[BEGIN Data for this exercise]

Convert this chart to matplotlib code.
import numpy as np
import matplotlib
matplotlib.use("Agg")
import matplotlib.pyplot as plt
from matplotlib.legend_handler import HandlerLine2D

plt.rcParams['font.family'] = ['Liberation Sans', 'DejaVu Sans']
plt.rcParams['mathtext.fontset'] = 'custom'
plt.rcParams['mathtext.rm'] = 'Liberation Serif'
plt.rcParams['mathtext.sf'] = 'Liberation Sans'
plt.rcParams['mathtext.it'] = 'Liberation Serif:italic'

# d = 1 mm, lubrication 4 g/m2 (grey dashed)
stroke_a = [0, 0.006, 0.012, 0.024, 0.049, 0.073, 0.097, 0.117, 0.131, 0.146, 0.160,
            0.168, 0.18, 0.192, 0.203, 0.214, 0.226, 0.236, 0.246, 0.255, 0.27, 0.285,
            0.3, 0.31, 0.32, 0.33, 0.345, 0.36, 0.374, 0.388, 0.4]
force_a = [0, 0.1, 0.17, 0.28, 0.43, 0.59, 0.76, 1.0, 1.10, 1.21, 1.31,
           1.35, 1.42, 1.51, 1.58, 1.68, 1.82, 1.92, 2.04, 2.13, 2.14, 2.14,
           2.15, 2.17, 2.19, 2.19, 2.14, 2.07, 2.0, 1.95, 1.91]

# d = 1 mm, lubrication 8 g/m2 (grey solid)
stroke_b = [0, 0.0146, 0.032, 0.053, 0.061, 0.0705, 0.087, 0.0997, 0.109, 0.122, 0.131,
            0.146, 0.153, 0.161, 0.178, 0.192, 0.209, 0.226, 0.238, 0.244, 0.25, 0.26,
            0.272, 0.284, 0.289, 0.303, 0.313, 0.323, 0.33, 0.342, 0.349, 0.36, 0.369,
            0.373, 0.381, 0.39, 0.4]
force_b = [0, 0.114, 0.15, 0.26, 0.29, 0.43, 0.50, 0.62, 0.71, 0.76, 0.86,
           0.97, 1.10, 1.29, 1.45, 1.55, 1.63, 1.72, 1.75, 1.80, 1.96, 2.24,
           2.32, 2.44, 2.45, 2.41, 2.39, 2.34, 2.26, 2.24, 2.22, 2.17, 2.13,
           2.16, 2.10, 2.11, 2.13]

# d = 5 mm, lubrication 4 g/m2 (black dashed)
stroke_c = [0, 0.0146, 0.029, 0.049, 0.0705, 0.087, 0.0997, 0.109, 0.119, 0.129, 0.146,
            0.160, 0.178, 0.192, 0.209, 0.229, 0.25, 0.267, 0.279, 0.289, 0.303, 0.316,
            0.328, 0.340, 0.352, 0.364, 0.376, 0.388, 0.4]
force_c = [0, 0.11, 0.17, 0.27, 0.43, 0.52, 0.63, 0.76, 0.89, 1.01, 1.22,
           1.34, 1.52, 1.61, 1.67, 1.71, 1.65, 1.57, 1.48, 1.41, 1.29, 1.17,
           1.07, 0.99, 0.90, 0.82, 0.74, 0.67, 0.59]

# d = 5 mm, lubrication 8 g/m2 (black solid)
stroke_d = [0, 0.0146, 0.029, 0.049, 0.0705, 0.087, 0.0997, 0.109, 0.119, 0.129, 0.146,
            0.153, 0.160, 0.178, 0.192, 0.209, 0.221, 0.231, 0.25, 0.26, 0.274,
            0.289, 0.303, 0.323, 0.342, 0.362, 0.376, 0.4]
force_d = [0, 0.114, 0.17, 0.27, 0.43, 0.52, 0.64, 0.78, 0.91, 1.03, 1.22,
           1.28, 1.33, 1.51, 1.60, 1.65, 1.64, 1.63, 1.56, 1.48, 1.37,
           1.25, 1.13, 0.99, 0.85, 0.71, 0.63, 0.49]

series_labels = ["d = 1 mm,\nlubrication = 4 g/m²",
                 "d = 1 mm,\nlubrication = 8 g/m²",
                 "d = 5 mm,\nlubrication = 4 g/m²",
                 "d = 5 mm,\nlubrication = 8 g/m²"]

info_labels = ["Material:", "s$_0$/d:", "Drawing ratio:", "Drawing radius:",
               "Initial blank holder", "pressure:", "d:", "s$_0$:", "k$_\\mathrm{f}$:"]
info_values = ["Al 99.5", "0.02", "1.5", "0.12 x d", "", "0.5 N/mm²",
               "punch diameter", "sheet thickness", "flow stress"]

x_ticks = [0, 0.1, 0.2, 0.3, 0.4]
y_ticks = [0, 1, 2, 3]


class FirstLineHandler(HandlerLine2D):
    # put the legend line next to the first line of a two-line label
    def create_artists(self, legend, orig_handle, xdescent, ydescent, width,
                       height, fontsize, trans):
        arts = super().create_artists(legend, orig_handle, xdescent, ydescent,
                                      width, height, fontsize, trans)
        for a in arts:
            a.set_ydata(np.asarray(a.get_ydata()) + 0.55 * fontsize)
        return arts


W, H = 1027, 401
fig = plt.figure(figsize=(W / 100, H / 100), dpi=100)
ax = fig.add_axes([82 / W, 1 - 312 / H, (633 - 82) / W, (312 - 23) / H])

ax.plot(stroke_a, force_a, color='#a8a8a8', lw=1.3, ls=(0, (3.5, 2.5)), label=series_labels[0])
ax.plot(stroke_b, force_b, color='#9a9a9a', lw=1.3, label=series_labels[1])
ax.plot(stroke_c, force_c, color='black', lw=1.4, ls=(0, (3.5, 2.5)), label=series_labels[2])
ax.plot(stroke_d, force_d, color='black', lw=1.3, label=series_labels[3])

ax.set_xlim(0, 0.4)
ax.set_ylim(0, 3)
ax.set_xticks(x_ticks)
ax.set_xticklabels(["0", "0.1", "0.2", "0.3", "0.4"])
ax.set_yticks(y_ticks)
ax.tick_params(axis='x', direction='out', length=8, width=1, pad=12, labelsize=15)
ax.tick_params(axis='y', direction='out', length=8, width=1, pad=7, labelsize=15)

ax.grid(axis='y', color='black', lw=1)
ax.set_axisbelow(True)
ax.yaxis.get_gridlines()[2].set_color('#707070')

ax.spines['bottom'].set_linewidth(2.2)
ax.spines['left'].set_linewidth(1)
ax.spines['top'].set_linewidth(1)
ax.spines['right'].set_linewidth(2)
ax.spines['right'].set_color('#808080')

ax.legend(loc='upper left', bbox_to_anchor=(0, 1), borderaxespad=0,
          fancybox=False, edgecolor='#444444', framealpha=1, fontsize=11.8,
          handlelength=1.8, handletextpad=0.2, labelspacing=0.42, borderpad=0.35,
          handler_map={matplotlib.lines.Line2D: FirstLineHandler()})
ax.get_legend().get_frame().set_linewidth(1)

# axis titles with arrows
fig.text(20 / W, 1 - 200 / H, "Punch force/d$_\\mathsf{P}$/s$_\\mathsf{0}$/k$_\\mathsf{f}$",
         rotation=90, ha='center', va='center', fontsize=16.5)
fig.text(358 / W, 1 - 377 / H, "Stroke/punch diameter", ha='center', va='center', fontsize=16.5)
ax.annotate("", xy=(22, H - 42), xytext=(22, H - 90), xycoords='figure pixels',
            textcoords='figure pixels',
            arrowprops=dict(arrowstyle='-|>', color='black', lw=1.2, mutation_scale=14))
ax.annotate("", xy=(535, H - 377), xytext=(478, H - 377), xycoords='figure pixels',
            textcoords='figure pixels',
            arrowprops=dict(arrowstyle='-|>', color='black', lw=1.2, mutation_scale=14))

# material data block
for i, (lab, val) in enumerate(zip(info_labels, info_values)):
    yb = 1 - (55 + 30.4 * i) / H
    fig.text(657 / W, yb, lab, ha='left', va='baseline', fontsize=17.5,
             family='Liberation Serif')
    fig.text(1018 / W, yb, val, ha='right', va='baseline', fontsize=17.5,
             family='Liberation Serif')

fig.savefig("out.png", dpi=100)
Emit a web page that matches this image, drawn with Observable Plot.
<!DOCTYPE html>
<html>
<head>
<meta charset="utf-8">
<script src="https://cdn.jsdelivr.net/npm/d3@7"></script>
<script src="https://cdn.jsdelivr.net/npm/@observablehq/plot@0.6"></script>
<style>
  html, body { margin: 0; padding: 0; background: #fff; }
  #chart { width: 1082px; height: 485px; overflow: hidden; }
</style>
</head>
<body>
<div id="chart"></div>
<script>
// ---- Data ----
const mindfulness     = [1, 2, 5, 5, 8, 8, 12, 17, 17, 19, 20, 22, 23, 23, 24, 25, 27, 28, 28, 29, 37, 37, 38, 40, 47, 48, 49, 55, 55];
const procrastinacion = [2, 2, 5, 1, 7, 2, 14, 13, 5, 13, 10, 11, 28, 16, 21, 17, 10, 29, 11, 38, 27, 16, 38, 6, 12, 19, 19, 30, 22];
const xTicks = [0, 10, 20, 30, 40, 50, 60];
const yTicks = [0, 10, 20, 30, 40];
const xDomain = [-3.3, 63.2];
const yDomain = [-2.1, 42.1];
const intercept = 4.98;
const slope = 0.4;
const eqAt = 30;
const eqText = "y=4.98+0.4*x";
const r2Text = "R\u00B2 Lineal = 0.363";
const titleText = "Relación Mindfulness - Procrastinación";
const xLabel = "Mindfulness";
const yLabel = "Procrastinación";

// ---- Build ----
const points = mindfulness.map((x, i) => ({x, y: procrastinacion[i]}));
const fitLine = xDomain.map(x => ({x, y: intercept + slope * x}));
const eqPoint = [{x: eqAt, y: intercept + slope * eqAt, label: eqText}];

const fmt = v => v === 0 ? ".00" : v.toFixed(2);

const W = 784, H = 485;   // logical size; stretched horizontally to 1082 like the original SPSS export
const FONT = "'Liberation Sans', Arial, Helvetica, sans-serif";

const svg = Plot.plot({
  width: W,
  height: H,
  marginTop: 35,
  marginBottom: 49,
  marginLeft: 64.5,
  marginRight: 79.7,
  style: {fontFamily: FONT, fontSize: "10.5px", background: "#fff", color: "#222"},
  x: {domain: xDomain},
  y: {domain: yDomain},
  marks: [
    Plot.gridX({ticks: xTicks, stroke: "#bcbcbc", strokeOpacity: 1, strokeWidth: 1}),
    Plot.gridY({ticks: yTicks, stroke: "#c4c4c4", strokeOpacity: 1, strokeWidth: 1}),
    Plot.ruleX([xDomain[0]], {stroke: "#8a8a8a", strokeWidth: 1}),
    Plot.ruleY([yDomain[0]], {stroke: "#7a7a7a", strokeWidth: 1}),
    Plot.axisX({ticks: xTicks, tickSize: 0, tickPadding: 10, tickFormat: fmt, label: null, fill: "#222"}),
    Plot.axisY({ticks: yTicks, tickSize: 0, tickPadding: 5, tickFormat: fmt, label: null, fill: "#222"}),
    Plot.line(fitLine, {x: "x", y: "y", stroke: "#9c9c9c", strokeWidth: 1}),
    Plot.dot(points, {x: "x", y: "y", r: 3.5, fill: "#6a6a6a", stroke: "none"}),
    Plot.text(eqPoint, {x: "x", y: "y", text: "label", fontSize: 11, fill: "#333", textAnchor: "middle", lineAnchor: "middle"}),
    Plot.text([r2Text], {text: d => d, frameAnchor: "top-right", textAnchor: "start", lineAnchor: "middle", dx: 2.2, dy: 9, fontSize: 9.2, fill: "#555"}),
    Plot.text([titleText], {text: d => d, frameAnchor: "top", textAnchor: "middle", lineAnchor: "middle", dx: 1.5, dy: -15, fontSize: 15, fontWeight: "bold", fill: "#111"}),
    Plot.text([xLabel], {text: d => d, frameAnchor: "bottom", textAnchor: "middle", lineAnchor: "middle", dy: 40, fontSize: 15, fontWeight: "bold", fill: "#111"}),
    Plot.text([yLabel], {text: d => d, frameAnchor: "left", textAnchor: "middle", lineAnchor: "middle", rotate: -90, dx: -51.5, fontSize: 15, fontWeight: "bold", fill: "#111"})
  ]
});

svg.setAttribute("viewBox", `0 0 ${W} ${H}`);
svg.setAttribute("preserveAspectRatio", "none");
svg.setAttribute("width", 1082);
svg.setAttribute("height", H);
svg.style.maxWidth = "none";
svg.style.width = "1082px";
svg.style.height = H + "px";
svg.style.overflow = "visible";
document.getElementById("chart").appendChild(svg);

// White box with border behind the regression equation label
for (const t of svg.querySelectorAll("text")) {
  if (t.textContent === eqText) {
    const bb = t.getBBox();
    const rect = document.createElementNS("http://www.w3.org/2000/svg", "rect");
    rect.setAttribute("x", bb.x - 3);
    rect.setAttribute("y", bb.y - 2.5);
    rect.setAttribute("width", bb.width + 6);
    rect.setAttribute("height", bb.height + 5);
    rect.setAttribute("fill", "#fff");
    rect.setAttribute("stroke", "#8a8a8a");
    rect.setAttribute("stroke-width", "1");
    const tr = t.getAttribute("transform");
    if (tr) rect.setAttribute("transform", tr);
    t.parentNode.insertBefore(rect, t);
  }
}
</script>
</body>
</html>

[END Data for this exercise]

» Problem statement:
The lines from the top of the data above down to the line containing "2.15, 2.17, 2.19, 2.19, 2.14, 2.07, 2.0, 1.95, 1.91]" are to be copied exactly; no other line should appear.

» Solution:
Convert this chart to matplotlib code.
import numpy as np
import matplotlib
matplotlib.use("Agg")
import matplotlib.pyplot as plt
from matplotlib.legend_handler import HandlerLine2D

plt.rcParams['font.family'] = ['Liberation Sans', 'DejaVu Sans']
plt.rcParams['mathtext.fontset'] = 'custom'
plt.rcParams['mathtext.rm'] = 'Liberation Serif'
plt.rcParams['mathtext.sf'] = 'Liberation Sans'
plt.rcParams['mathtext.it'] = 'Liberation Serif:italic'

# d = 1 mm, lubrication 4 g/m2 (grey dashed)
stroke_a = [0, 0.006, 0.012, 0.024, 0.049, 0.073, 0.097, 0.117, 0.131, 0.146, 0.160,
            0.168, 0.18, 0.192, 0.203, 0.214, 0.226, 0.236, 0.246, 0.255, 0.27, 0.285,
            0.3, 0.31, 0.32, 0.33, 0.345, 0.36, 0.374, 0.388, 0.4]
force_a = [0, 0.1, 0.17, 0.28, 0.43, 0.59, 0.76, 1.0, 1.10, 1.21, 1.31,
           1.35, 1.42, 1.51, 1.58, 1.68, 1.82, 1.92, 2.04, 2.13, 2.14, 2.14,
           2.15, 2.17, 2.19, 2.19, 2.14, 2.07, 2.0, 1.95, 1.91]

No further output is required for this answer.